Given task → Write out every line of the material as it stands, apart from the pictures.

Given data →
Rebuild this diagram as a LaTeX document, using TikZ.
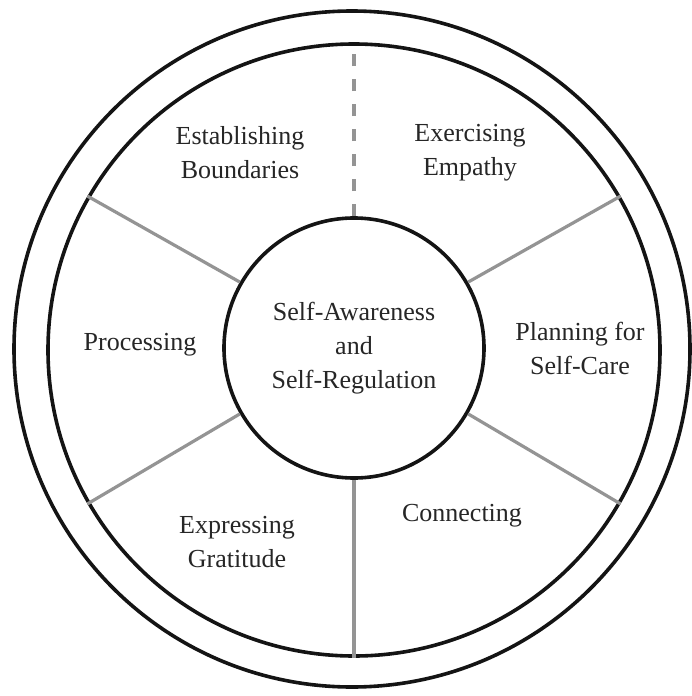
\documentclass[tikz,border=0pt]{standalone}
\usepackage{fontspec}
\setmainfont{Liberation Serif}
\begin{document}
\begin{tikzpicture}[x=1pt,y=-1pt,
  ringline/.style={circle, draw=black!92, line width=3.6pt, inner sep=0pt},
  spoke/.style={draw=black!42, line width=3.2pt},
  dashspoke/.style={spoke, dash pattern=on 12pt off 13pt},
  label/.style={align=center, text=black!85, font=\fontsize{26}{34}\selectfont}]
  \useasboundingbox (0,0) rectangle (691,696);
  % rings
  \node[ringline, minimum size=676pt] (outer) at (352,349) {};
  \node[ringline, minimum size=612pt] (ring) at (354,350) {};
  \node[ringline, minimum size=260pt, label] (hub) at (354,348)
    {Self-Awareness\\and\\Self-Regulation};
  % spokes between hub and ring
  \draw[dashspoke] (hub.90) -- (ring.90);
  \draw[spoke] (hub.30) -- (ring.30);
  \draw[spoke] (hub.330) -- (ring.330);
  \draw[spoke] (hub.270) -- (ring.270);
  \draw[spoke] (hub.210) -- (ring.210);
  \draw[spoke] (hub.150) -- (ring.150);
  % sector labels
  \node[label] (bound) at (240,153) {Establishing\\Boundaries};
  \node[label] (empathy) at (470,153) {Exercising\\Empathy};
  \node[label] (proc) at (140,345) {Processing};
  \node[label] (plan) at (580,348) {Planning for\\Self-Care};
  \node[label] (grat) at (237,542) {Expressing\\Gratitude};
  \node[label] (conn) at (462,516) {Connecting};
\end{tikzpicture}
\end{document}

Reply →
Rebuild this diagram as a LaTeX document, using TikZ.
\documentclass[tikz,border=0pt]{standalone}
\usepackage{fontspec}
\setmainfont{Liberation Serif}
\begin{document}
\begin{tikzpicture}[x=1pt,y=-1pt,
  ringline/.style={circle, draw=black!92, line width=3.6pt, inner sep=0pt},
  spoke/.style={draw=black!42, line width=3.2pt},
  dashspoke/.style={spoke, dash pattern=on 12pt off 13pt},
  label/.style={align=center, text=black!85, font=\fontsize{26}{34}\selectfont}]
  \useasboundingbox (0,0) rectangle (691,696);
  % rings
  \node[ringline, minimum size=676pt] (outer) at (352,349) {};
  \node[ringline, minimum size=612pt] (ring) at (354,350) {};
  \node[ringline, minimum size=260pt, label] (hub) at (354,348)
    {Self-Awareness\\and\\Self-Regulation};
  % spokes between hub and ring
  \draw[dashspoke] (hub.90) -- (ring.90);
  \draw[spoke] (hub.30) -- (ring.30);
  \draw[spoke] (hub.330) -- (ring.330);
  \draw[spoke] (hub.270) -- (ring.270);
  \draw[spoke] (hub.210) -- (ring.210);
  \draw[spoke] (hub.150) -- (ring.150);
  % sector labels
  \node[label] (bound) at (240,153) {Establishing\\Boundaries};
  \node[label] (empathy) at (470,153) {Exercising\\Empathy};
  \node[label] (proc) at (140,345) {Processing};
  \node[label] (plan) at (580,348) {Planning for\\Self-Care};
  \node[label] (grat) at (237,542) {Expressing\\Gratitude};
  \node[label] (conn) at (462,516) {Connecting};
\end{tikzpicture}
\end{document}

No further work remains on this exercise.